久しぶりにブラームスを聴きたくなって、リッカルド・シャイーが振るコンセルトヘボウの全集を持って、カーステレオで聴きながら出かけた。


4 Symphonies (Coll)

4 Symphonies (Coll)


一言でいうと、この全集は「花のブラームス」である。彩り豊かで、若々しく、躍動感に満ちている。


夏にはブラームス交響曲は「ちょっと重くて」と感じることもある。しかし、シャイーとコンセルトヘボウの演奏は、重くなくて、暑苦しくもならない。世界でもトップクラスの演奏能力を誇るコンセルトヘボウと、天性のメロディセンスを持つ指揮者シャイーにかかると、ブラームスが生まれ変わる。匂い立つくらいに咲き乱れる花の森のようだ。

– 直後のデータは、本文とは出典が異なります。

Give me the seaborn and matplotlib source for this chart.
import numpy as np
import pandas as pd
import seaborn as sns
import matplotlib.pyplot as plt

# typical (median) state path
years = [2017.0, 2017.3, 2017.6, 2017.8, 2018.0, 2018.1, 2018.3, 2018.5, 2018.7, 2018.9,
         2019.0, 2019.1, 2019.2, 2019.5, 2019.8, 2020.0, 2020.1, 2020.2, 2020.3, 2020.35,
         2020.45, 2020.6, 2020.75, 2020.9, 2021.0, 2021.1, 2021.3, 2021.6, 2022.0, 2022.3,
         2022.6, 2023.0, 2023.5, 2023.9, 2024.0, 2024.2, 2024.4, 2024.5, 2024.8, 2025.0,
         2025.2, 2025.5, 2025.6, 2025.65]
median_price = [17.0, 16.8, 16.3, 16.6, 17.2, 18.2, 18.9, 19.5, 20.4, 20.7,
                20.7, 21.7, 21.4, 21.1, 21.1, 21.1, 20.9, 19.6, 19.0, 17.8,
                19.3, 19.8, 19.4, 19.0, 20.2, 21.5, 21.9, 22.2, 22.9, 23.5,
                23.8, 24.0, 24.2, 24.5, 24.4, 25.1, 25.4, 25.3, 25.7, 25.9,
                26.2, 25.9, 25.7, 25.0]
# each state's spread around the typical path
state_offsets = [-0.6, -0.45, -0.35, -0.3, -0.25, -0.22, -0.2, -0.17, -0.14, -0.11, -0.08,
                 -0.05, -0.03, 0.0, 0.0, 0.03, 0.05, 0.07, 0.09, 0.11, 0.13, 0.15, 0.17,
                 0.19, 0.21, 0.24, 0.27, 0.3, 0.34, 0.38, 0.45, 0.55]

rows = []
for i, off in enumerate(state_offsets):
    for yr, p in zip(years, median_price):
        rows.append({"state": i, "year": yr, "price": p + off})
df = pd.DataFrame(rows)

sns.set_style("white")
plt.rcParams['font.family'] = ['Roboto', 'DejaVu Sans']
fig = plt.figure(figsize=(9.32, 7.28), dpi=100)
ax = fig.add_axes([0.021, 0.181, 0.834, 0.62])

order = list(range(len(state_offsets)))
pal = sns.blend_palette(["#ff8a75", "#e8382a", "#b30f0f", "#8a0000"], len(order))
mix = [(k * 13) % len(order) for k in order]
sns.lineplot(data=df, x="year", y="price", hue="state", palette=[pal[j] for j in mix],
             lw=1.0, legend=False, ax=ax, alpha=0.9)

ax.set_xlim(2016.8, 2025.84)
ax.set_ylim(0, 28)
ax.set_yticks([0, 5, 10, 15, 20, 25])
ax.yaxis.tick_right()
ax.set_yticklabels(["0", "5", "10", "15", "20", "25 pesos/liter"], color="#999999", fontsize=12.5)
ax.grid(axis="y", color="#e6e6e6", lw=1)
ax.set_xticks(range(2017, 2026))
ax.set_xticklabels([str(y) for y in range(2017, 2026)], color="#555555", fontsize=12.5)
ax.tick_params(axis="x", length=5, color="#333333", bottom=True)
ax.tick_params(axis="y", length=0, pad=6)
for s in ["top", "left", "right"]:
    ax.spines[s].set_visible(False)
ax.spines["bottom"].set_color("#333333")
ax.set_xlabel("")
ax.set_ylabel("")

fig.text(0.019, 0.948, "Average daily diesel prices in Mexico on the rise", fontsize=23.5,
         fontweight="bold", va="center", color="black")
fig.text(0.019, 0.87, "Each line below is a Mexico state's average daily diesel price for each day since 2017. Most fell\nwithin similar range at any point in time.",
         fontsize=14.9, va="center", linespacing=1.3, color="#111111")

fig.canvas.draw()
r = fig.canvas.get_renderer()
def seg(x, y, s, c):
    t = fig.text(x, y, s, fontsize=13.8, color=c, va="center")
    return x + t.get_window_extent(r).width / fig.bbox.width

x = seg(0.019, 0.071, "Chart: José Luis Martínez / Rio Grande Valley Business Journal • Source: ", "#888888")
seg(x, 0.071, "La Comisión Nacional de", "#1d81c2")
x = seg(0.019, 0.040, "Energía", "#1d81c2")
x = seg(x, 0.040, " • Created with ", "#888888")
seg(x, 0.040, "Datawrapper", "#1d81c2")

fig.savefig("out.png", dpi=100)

1番は、テンポはやや速めに一定していて、もったいぶらないところが好きだ。1番というと重厚な曲だが、この演奏では重さよりは逞しさが優る。若々しくて、瑞々しい。思い詰めたところは一切なく、ドライブに例えるなら、スマートに山道をワインディングするような演奏だ。


2番。私が最も好きな曲だ。私はこのCDを京都にドライブする途中で聴いたのだが、2番は真昼の時間にぴったりだった。シャイーの音楽づくりはスタイリッシュ&カラフル。その時間、私は蒸し暑い夏の日本ではなく、ヨーロッパにいるようだった。

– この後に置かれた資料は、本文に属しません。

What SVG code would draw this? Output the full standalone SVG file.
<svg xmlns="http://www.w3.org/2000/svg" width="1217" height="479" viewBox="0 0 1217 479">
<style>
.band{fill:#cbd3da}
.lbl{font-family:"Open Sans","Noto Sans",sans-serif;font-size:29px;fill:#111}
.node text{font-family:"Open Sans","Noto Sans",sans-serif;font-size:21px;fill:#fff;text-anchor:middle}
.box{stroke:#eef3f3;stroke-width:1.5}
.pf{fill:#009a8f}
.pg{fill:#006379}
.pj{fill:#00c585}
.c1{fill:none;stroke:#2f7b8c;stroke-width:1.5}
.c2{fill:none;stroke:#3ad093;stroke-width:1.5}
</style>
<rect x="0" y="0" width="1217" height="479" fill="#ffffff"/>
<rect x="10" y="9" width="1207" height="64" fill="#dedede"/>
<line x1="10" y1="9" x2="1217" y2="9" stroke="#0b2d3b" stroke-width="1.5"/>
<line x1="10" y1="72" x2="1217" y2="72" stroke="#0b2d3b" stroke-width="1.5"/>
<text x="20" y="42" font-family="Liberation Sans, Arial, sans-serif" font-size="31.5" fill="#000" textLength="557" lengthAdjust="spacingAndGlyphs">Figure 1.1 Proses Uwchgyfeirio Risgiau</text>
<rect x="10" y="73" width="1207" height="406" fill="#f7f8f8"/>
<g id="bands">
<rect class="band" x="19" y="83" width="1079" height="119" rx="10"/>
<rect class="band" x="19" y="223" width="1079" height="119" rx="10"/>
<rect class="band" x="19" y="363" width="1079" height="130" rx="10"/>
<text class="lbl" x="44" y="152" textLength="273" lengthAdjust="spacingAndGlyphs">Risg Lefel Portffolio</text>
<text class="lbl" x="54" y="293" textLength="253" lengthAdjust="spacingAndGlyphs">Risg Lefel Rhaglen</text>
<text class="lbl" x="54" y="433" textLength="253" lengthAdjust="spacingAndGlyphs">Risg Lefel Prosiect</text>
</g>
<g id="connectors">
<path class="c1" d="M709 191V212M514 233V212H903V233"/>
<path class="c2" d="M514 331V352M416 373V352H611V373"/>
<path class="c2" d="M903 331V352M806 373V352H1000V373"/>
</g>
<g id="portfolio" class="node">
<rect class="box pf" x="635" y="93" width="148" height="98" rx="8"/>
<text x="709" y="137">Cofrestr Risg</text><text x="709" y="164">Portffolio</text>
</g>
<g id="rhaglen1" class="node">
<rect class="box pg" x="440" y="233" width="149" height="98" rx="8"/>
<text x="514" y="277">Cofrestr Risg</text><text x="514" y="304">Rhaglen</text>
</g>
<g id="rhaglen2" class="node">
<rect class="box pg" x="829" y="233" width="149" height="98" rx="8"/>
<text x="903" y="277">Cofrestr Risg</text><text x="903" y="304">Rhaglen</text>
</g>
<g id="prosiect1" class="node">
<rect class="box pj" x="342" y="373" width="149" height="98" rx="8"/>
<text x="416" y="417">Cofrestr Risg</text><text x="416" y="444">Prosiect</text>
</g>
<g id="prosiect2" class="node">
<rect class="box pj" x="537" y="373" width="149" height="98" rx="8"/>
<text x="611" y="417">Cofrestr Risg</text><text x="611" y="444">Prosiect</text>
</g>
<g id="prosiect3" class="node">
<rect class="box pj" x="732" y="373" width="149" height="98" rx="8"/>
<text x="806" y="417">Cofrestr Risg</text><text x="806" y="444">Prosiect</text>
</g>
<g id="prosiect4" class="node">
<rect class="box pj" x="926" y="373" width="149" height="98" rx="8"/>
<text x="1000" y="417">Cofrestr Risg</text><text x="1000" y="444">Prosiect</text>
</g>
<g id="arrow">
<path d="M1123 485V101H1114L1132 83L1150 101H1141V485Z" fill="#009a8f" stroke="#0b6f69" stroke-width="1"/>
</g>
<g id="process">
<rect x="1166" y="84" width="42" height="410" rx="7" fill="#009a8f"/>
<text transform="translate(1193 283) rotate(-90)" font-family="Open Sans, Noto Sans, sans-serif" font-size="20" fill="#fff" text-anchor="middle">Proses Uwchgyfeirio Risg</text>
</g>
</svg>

3番と4番。ジメジメせずに派手に激烈に悲しいところがこの演奏の特色だ。日が傾いてくると、3番や4番が驚くほど合ってくる。西日に射されながら、これらの曲を聴いていると、大人向きで、本当にいい曲だなあと思う。昔は4番が苦手だったこともすっかり今では忘れている。


よく自分が撮影した写真の画像処理をする時に、色の濃さをプラス補正することがある。やりすぎると画像が破たんするが適度な補正をすると、写真が鮮やかになる。シャイーの音楽はそうやって美しくなった写真に似ている。鮮やかに歌い上げる才能は天性のものだ。

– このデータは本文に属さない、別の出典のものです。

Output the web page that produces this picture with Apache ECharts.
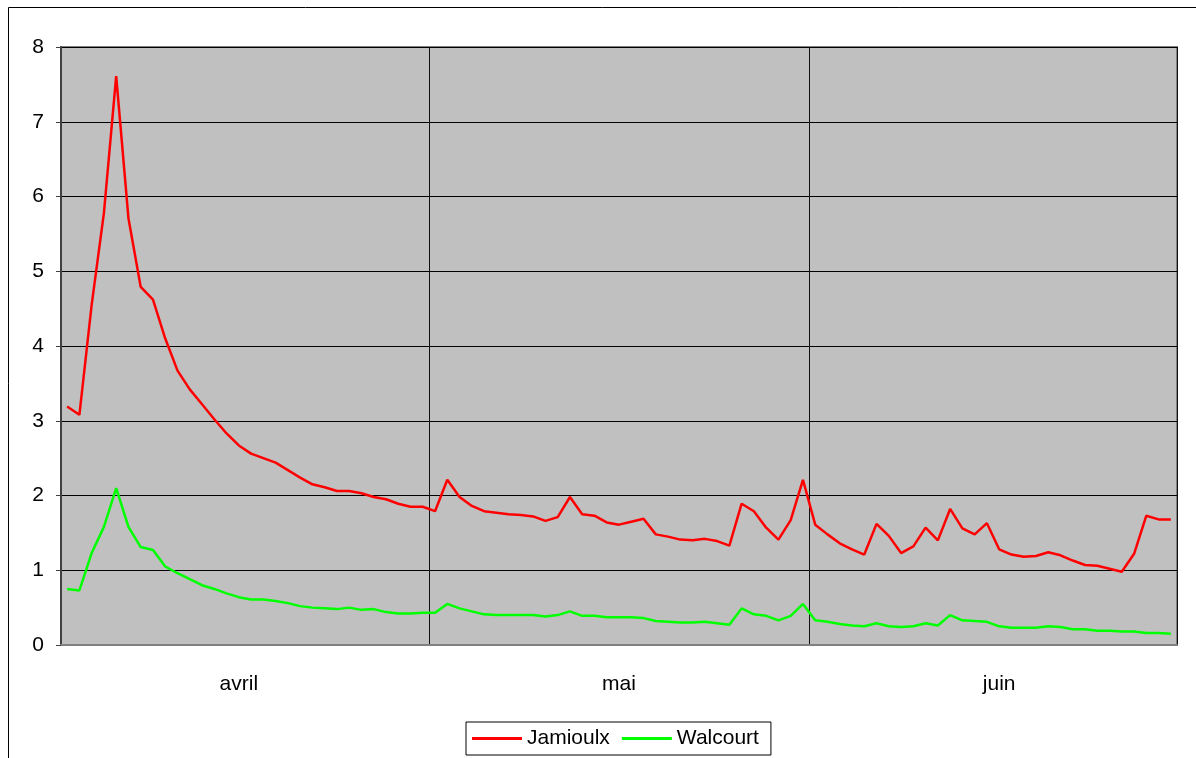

このCDは、全集としてはジャケットがコンパクトであり、ブラームス肖像画を使用したデザインもコストをかけずに済ましたことのがわかるとはいえ、センスはよい。大評判になったとは言えない全集だが、私は以前からよく聴いていて、この間、あらためて聴いてみて真夏に合うブラームスの演奏を発見したようだった。